Friend just suggested I do a blog. I sent her this. So I checked my last entry (far too long ago) and figured she might be reading tonight, here's a post.

Dance. We have recitals coming up. I have not kicked anyone mid-cartwheel. Daughter _has_ bounced off The Girls (aka girly parts that protrude from the rib cage) and hit the deck way too many times I care to mention. 

Two weeks ago she was to crawl through my legs and *pop* up as I lift her into doing the splits in the air. She cut her crawl short and well...her head was back where it all started, I fell down and got a serious case of dancer giggles, and Coach stopped the music due to our distraction.

Last night I did not think through my workout clothes and went dressed in The Shorts That Should Not Leave The House plus a Shamrock-emblazoned tank plus stark-white semi-hairy legs plus black dance shoes. Then Coach goes, "we're dancing in front of every $&#%*€?£¥ class in the building tonight" and I'm thrilled one of them is the twenty-year-olds in their tight pants and no undie line and I'm all like, "hey check out my shorts.

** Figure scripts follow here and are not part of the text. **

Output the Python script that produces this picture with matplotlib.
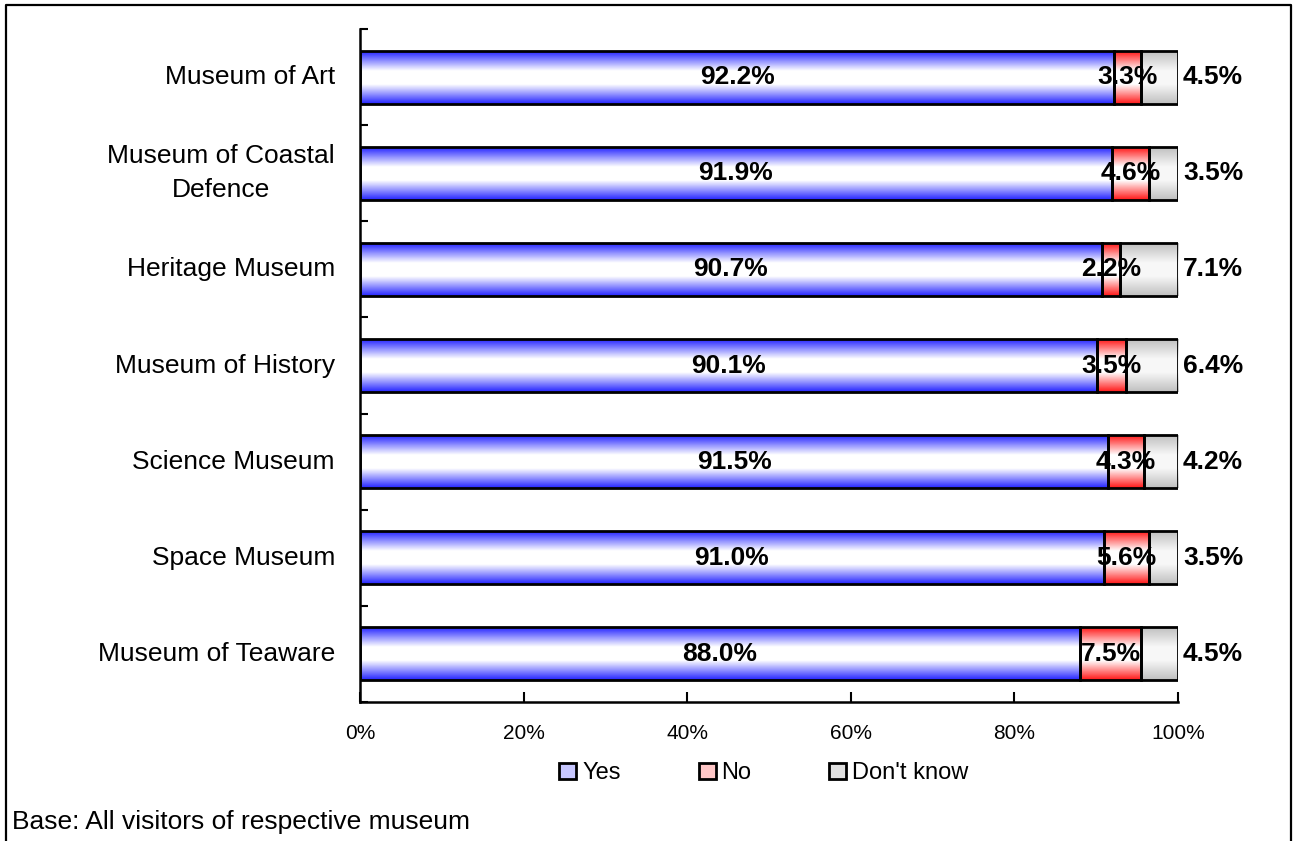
import numpy as np
import matplotlib
matplotlib.use("Agg")
import matplotlib.pyplot as plt
from matplotlib.patches import Rectangle
from matplotlib.lines import Line2D

plt.rcParams['font.family'] = ['Liberation Sans', 'DejaVu Sans']

museums = ["Museum of Art", "Museum of Coastal\nDefence", "Heritage Museum",
           "Museum of History", "Science Museum", "Space Museum", "Museum of Teaware"]
yes = [92.2, 91.9, 90.7, 90.1, 91.5, 91.0, 88.0]
no = [3.3, 4.6, 2.2, 3.5, 4.3, 5.6, 7.5]
dont_know = [4.5, 3.5, 7.1, 6.4, 4.2, 3.5, 4.5]
series_names = ["Yes", "No", "Don't know"]
edge_cols = [(0.15, 0.15, 1.0), (1.0, 0.1, 0.1), (0.75, 0.75, 0.75)]
mid_cols = [(1.0, 1.0, 1.0), (1.0, 1.0, 1.0), (0.97, 0.97, 0.97)]
legend_cols = [(0.78, 0.78, 1.0), (1.0, 0.78, 0.78), (0.88, 0.88, 0.88)]

def gradient_img(c_edge, c_mid, n=64):
    t = np.linspace(0, 1, n)
    f = np.clip((1 - np.abs(2 * t - 1)) * 1.35, 0, 1)[:, None]
    img = np.array(c_edge)[None, :] * (1 - f) + np.array(c_mid)[None, :] * f
    return img[:, None, :]

fig = plt.figure(figsize=(12.94, 8.41), dpi=100)
ax = fig.add_axes([360 / 1294, 1 - 702 / 841, 818 / 1294, 673 / 841])

data = np.array([yes, no, dont_know])
tot = data.sum(axis=0)
frac = data / tot * 100
ypos = np.arange(len(museums))
bh = 0.55
left = np.zeros(len(museums))
for k in range(3):
    bars = ax.barh(ypos, frac[k], left=left, height=bh, facecolor='none',
                   edgecolor='black', linewidth=2, zorder=3)
    img = gradient_img(edge_cols[k], mid_cols[k])
    for b in bars:
        x0, y0 = b.get_x(), b.get_y()
        im = ax.imshow(img, extent=[x0, x0 + b.get_width(), y0 + bh, y0],
                       aspect='auto', interpolation='bilinear', zorder=2)
        im.set_clip_path(b)
    left += frac[k]

for i in ypos:
    ax.text(frac[0][i] / 2, i, f"{yes[i]:.1f}%", ha='center', va='center',
            fontsize=19, fontweight='bold', zorder=5)
    ax.text(frac[0][i] + frac[1][i] / 2, i, f"{no[i]:.1f}%", ha='center', va='center',
            fontsize=19, fontweight='bold', zorder=5)
    ax.text(100.6, i, f"{dont_know[i]:.1f}%", ha='left', va='center',
            fontsize=19, fontweight='bold', zorder=5, clip_on=False)

ax.set_xlim(0, 100)
ax.set_ylim(len(museums) - 0.5, -0.5)
ax.set_xticks(np.arange(0, 101, 20))
ax.set_xticklabels([f"{v}%" for v in range(0, 101, 20)], fontsize=15)
ax.tick_params(axis='x', direction='in', length=7, width=1.5, pad=16)
ax.set_yticks(np.arange(-0.5, len(museums), 1))
ax.set_yticklabels([])
ax.set_yticks(ypos, minor=True)
ax.set_yticklabels(museums, minor=True, fontsize=19)
for lab in ax.get_yticklabels(minor=True):
    lab.set_multialignment('center')
    lab.set_linespacing(1.5)
    lab.set_verticalalignment('center')
ax.tick_params(axis='y', which='major', direction='in', length=6, width=1.5)
ax.tick_params(axis='y', which='minor', length=0, pad=18)
for s in ['top', 'right']:
    ax.spines[s].set_visible(False)
for s in ['left', 'bottom']:
    ax.spines[s].set_linewidth(1.8)

handles = [Rectangle((0, 0), 1, 1, facecolor=legend_cols[k],
                     edgecolor='black', linewidth=2) for k in range(3)]
fig.legend(handles, series_names, loc='center', bbox_to_anchor=(764 / 1294, 1 - 773 / 841),
           ncol=3, frameon=False, fontsize=17, handlelength=0.72, handleheight=0.64,
           handletextpad=0.25, columnspacing=3.3, borderpad=0, borderaxespad=0)

fig.text(12 / 1294, 1 - 822 / 841, "Base: All visitors of respective museum",
         fontsize=19, ha='left', va='center')

bx0, bx1, by1 = 6 / 1294, 1291 / 1294, 1 - 5 / 841
fig.add_artist(Line2D([bx0, bx0, bx1, bx1], [-0.1, by1, by1, -0.1],
                      transform=fig.transFigure, color='black', linewidth=1.6))

fig.savefig("out.png", dpi=100, facecolor='white')
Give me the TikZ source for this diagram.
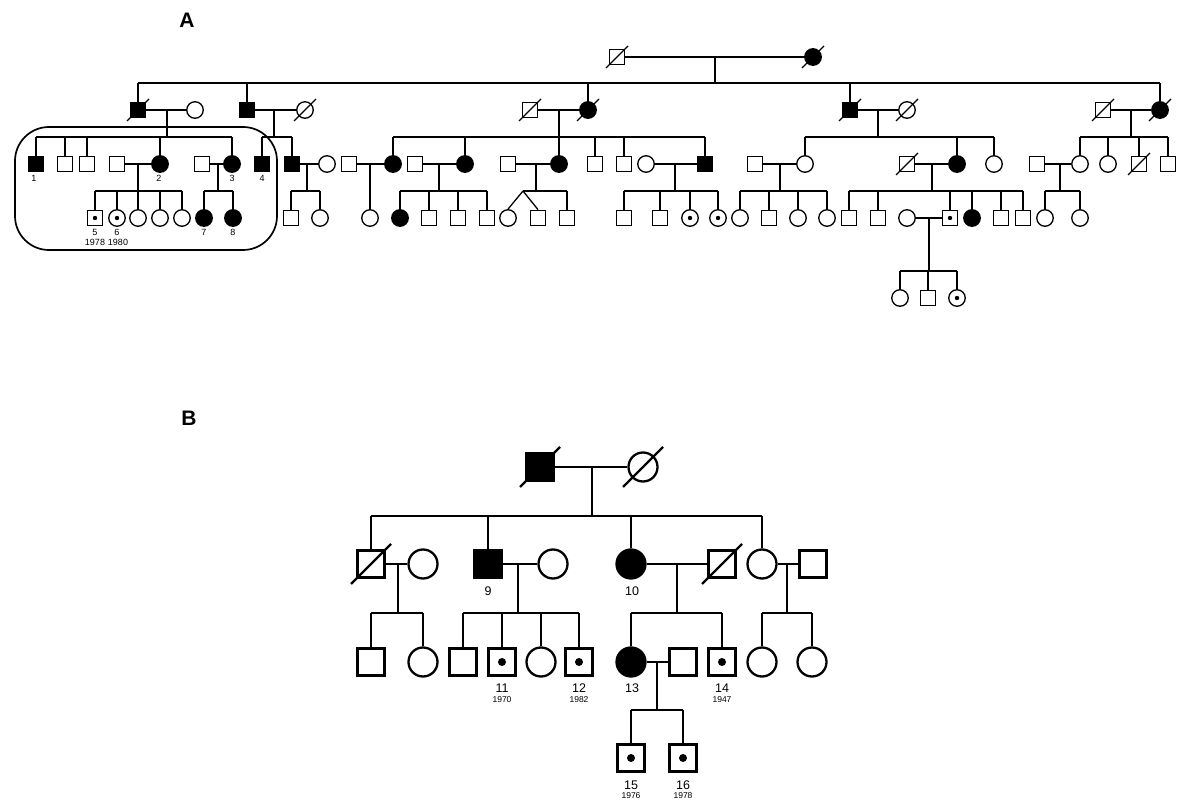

They're not supposed to be here."

I sequined the sh*t out of two shredded tank tops purchased off a dance costume website for far too much money when I could have just cut the damn things myself. I bought the fancy dancer shorts. I have black tights that make spooge spill out the top.

I bought myself eyelashes. 

I'm soooo gonna audibly fart during recital. 



Tuesday, January 20, 2015

Sailing right along and then THIS happened

I hate these kind of titles every single editorial outfit does nowadays.

Last week we were sailing through practice. I have improved quite a bit and know all of the dance moves. My new problem is I do the moves at different points in the song than everyone else. But when I'm up front and I'm the only one kicking my leg up high, man. I nail it. 

So last week we were waiting for coach to get the next section worked out in her head and moms are chatting it up. Coach asks, "anyone do cartwheels?"

We're still chit chatting and yeah, I could at age 12. My arm shoots up as if an auto response to such s basic question. I look at coach. I look at my hand. Soon the wheels begin to turn again but it's too late. I'm a chosen one. 

I swear a bunch, do some extra stretches and she lines us up. I casually comment to the mom whose head is in my foot's air space to watch out because it's been oh 25 YEARS since I've attempted this. 

Song goes on. 5-6-7-8. We step. We sway. I go. I'm doing it! 

Left Wrist shouts out in agony as if to slap me across the face to knock some sense into me. Cut music. Girls are cheering. Moms are high fiving each other. One mom in the back comments she wished she could have seen the cartwheel by yours truly. Another mom proudly announces she HeARD it. 

And that my friend is a legacy I leave to my daughter. Loud, grunting cartwheels at age 40.